Since there is no dispute as to the underlying facts of the case, our appellate review is limited to a determination of whether the court of common pleas erred as a matter of law. J. C. Penney, Co. v. Department of Transportation, Bureau of Traffic Safety, 45 Pa. Commonwealth Ct. 520, 405 A.2d 1041 (1979).

DOT is authorized by Section 4724(a) of the Vehicle Code (Code), 75 Pa. C. S. §4724(a), to suspend a certificate of appointment issued to a station which violates or fails to comply with the Code or regulations adopted by DOT. 67 Pa. Code §175.42(a) provides that fraudulent recording of an inspection sheet will be considered cause for the suspension of inspection privileges. 67 Pa. Code §175.221(1), at the time of the DOT’s suspension order, authorized a 1 year suspension for fraudulent record keeping. The critical issue in the case now before us is the interpretation of 67 Pa. Code §175.29 which provides in pertinent part

(a) Personal liability. It shall be the responsibility of the owner of an inspection station to do all of the following:
(6) To assume full responsibility, with or without actual knowledge, for:
(v) Any violation of the Vehicle Code or this chapter related to inspections committed by any employe of the inspection station.

As we have noted, the common pleas court found that Covell was not an employee and that his actions were those of a thief and therefore, not within the scope of his employment.

DOT does not base its suspension order on an employer-employee relationship; rather, the gravamen of its argument is that Covell was an agent of Cox and that, under governing principles of agency law, Cox was responsible for Covell’s actions. We are inclined to agree with DOT that when Cox authorized Covell to make entries in the official inspection report sheets, Covell thereby became Cox’s agent in that regard with Cox being in control of the situation. Scott v. Purcell, 490 Pa. 109, 415 A.2d 56 (1980). Cox’s certificate was suspended not for Covell’s theft of the inspection sticker and the unauthorized use thereof, but for the fraudulent entry on the inspection sheet. While Covell’s acts regarding the sticker were outside of the scope of his authority to make entries on the inspection sheet, his fraudulent entry thereon was not.

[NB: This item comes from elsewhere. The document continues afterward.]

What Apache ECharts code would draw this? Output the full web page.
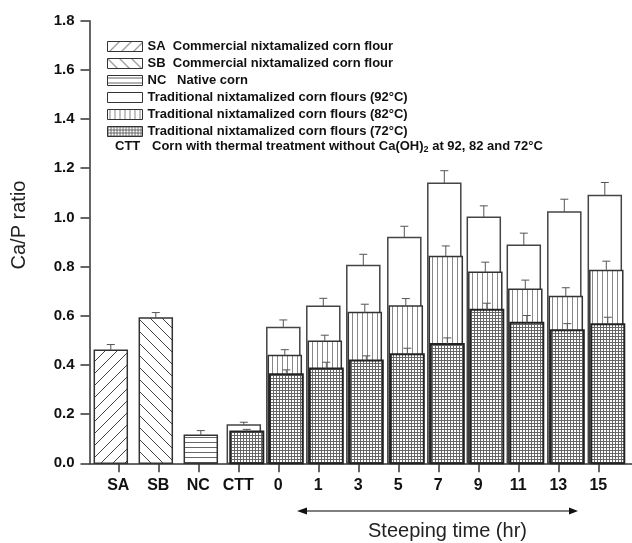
<!DOCTYPE html>
<html>
<head>
<meta charset="utf-8">
<script src="https://cdn.jsdelivr.net/npm/echarts@6/dist/echarts.min.js"></script>
<style>html,body{margin:0;padding:0;background:#fff;}#c{width:632px;height:543px;}</style>
</head>
<body>
<div id="c"></div>
<script>
// ---------- data ----------
const categories = ['SA','SB','NC','CTT','0','1','3','5','7','9','11','13','15'];
const yTickValues = [0,0.2,0.4,0.6,0.8,1.0,1.2,1.4,1.6,1.8];

const singleCats = ['SA','SB','NC'];
const singleVals = [0.460, 0.591, 0.114];
const singleErr  = [0.023, 0.022, 0.019];

const treatedCats = ['CTT','0','1','3','5','7','9','11','13','15'];
const flour92 = [0.156, 0.552, 0.639, 0.804, 0.918, 1.139, 1.001, 0.887, 1.022, 1.089];
const err92   = [0.011, 0.031, 0.032, 0.046, 0.046, 0.051, 0.046, 0.049, 0.052, 0.053];
const flour82 = [null,  0.438, 0.496, 0.613, 0.640, 0.841, 0.777, 0.708, 0.678, 0.784];
const err82   = [null,  0.024, 0.025, 0.034, 0.030, 0.043, 0.041, 0.037, 0.036, 0.038];
const flour72 = [0.129, 0.362, 0.386, 0.418, 0.443, 0.485, 0.624, 0.572, 0.541, 0.565];
const err72   = [0.009, 0.018, 0.025, 0.019, 0.025, 0.025, 0.027, 0.029, 0.027, 0.029];

const legendNames = [
  'SA  Commercial nixtamalized corn flour',
  'SB  Commercial nixtamalized corn flour',
  'NC   Native corn',
  'Traditional nixtamalized corn flours (92\u00B0C)',
  'Traditional nixtamalized corn flours (82\u00B0C)',
  'Traditional nixtamalized corn flours (72\u00B0C)'
];

// ---------- layout helpers (pixel nudges of bars relative to tick centres) ----------
const barNudgePx = [-7.5, -2.5, 2.5, 5.5, 5, 5, 5, 6, 6, 5.5, 5.5, 6, 6.5];
const BAR_W = 33;

function tile(w, h, draw) {
  const c = document.createElement('canvas');
  c.width = w; c.height = h;
  const g = c.getContext('2d');
  g.fillStyle = '#fff'; g.fillRect(0, 0, w, h);
  draw(g, w, h);
  return { image: c, repeat: 'repeat' };
}
const patSA = tile(12, 12, (g) => {
  g.strokeStyle = '#444'; g.lineWidth = 1;
  g.beginPath(); g.moveTo(-1, 13); g.lineTo(13, -1); g.stroke();
  g.beginPath(); g.moveTo(-2, 2); g.lineTo(2, -2); g.stroke();
  g.beginPath(); g.moveTo(10, 14); g.lineTo(14, 10); g.stroke();
});
const patSB = tile(12, 12, (g) => {
  g.strokeStyle = '#444'; g.lineWidth = 1;
  g.beginPath(); g.moveTo(-1, -1); g.lineTo(13, 13); g.stroke();
  g.beginPath(); g.moveTo(-2, 10); g.lineTo(2, 14); g.stroke();
  g.beginPath(); g.moveTo(10, -2); g.lineTo(14, 2); g.stroke();
});
const patNC = tile(4, 5, (g, w) => { g.fillStyle = '#666'; g.fillRect(0, 2, w, 1); });
const pat92 = '#ffffff';
const pat82 = tile(5, 4, (g, w, h) => { g.fillStyle = '#888'; g.fillRect(2, 0, 1, h); });
const pat72 = tile(3, 3, (g, w, h) => { g.fillStyle = '#666'; g.fillRect(0, 0, w, 1); g.fillRect(0, 0, 1, h); });

function makeRender(shift, fill, stroke, lw) {
  return function (params, api) {
    const ci = api.value(0), v = api.value(1), e = api.value(2);
    const base = api.coord([ci, 0]);
    const top = api.coord([ci, v]);
    const et = api.coord([ci, v + e]);
    const cx = base[0] + barNudgePx[ci] + shift;
    return {
      type: 'group',
      children: [
        { type: 'rect', shape: { x: cx - BAR_W / 2, y: top[1], width: BAR_W, height: base[1] - top[1] },
          style: { fill: fill, stroke: stroke, lineWidth: lw } },
        { type: 'line', shape: { x1: cx, y1: top[1], x2: cx, y2: et[1] }, style: { stroke: '#555', lineWidth: 1 } },
        { type: 'line', shape: { x1: cx - 4, y1: et[1], x2: cx + 4, y2: et[1] }, style: { stroke: '#555', lineWidth: 1 } }
      ]
    };
  };
}
function rows(cats, vals, errs) {
  const out = [];
  cats.forEach((c, i) => { if (vals[i] != null) out.push([c, vals[i], errs[i]]); });
  return out;
}

const FONT = 'Liberation Sans, Arial, sans-serif';
const fills = [patSA, patSB, patNC, pat92, pat82, pat72];
const strokes = ['#333', '#333', '#333', '#444', '#333', '#222'];
const lws = [1.5, 1.5, 1.5, 1.5, 1.5, 2];
const shifts = [0, 0, 0, 0, 1.5, 3];
const seriesData = [
  rows(['SA'], [singleVals[0]], [singleErr[0]]),
  rows(['SB'], [singleVals[1]], [singleErr[1]]),
  rows(['NC'], [singleVals[2]], [singleErr[2]]),
  rows(treatedCats, flour92, err92),
  rows(treatedCats, flour82, err82),
  rows(treatedCats, flour72, err72)
];

const series = legendNames.map((name, k) => ({
  type: 'custom', name: name, xAxisIndex: 0, yAxisIndex: 0,
  renderItem: makeRender(shifts[k], fills[k], strokes[k], lws[k]),
  encode: { x: 0, y: 1 }, clip: false,
  itemStyle: { color: fills[k], borderColor: '#333', borderWidth: 1 },
  data: seriesData[k]
}));

const chart = echarts.init(document.getElementById('c'), null, { renderer: 'canvas' });
chart.setOption({
  animation: false,
  backgroundColor: '#fff',
  textStyle: { fontFamily: FONT },
  grid: [
    { left: 98.3, width: 520, top: 20.7, bottom: 79.7 },
    { left: 89.5, right: 0, top: 20.7, bottom: 79.7 }
  ],
  xAxis: [
    { type: 'category', gridIndex: 0, data: categories,
      axisLine: { show: false },
      axisTick: { show: true, alignWithLabel: true, interval: 0, length: 9, lineStyle: { color: '#333', width: 1.5 } },
      axisLabel: { interval: 0, hideOverlap: false, margin: 14, color: '#111', fontWeight: 'bold', fontSize: 16, fontFamily: FONT },
      splitLine: { show: false } },
    { type: 'value', gridIndex: 1, min: 0, max: 1,
      axisLine: { show: true, lineStyle: { color: '#333', width: 1.5 } },
      axisTick: { show: false }, axisLabel: { show: false }, splitLine: { show: false } }
  ],
  yAxis: [
    { type: 'value', gridIndex: 0, min: 0, max: 1.8, show: false },
    { type: 'value', gridIndex: 1, min: 0, max: 1.8, interval: 0.2,
      axisLine: { show: true, lineStyle: { color: '#333', width: 1.5 } },
      axisTick: { show: true, length: 9, lineStyle: { color: '#333', width: 1.5 } },
      axisLabel: { margin: 15, color: '#111', fontWeight: 'bold', fontSize: 15, fontFamily: FONT,
        formatter: (v) => (yTickValues.some(t => Math.abs(t - v) < 1e-9) ? v.toFixed(1) : '') },
      splitLine: { show: false },
      name: 'Ca/P ratio', nameLocation: 'middle', nameGap: 60,
      nameTextStyle: { fontSize: 20, color: '#222', fontFamily: FONT, padding: [0, 0, 0, 34] } }
  ],
  legend: {
    orient: 'vertical', left: 102, top: 35, icon: 'rect',
    itemWidth: 35, itemHeight: 10, itemGap: 4,
    textStyle: { fontSize: 13, fontWeight: 'bold', color: '#111', fontFamily: FONT },
    selectedMode: false,
    data: legendNames.map((n, k) => ({ name: n, itemStyle: { color: fills[k], borderColor: '#333', borderWidth: 1 } }))
  },
  graphic: [
    { type: 'text', left: 115, top: 140, style: { text: 'CTT', fontSize: 13, fontWeight: 'bold', fill: '#111', fontFamily: FONT } },
    { type: 'text', left: 152, top: 140, style: {
        text: '{t|Corn with thermal treatment without Ca(OH)}{s|2}{t| at 92, 82 and 72\u00B0C}',
        rich: {
          t: { fontSize: 13, fontWeight: 'bold', fill: '#111', fontFamily: FONT },
          s: { fontSize: 9, fontWeight: 'bold', fill: '#111', fontFamily: FONT, padding: [6, 0, 0, 0] }
        } } },
    { type: 'line', shape: { x1: 304, y1: 511, x2: 571, y2: 511 }, style: { stroke: '#555', lineWidth: 1.5 } },
    { type: 'polygon', shape: { points: [[297, 511], [307, 507.5], [307, 514.5]] }, style: { fill: '#111' } },
    { type: 'polygon', shape: { points: [[578, 511], [569, 507.5], [569, 514.5]] }, style: { fill: '#111' } },
    { type: 'text', x: 447.5, y: 531, style: { text: 'Steeping time (hr)', fontSize: 20, fill: '#222', fontFamily: FONT, align: 'center', verticalAlign: 'middle' } }
  ],
  series: series
});
</script>
</body>
</html>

A master is normally penalized for the violation of statutory provisions by a servant acting within the scope of his authority even though the agent acted disobediently and the master had no reason to anticipate such misconduct. Restatement (Second) of Agency §217 D comment b (1958). Thus, not only the regulations promulgated by DOT but the principles of agency law make Cox’s knowledge of Covell’s fraudulent entry irrelevant in determining Cox’s responsibility. The strict liability imposed upon inspection station owners by Section 4724(a) was a substantial change from prior law, but the wisdom of the legislation is for the legislature, not the courts.

Order reversed.

Order

The order of the Court of Common Pleas of Crawford County dated December 15, 1982 is reversed; the order of the Bureau of Traffic Safety of the Pennsylvania Department of Transportation is reinstated.

Dissenting Opinion by

Judge Barry:

1 dissent on the basis of the stipulation of facts dated October 26, 1982, and the able opinion and order of P. Richard Thomas, P.J. filed December 15, 1982, reported at Pa. D. & C.3d (198 ). 
      
       Section 175.221(1) was superseded by the current Section 175.221.
     
      
       Section 819(b) of the Act of April 29, 1959, P.L. 58, as amended, 75 P.S. §819(b).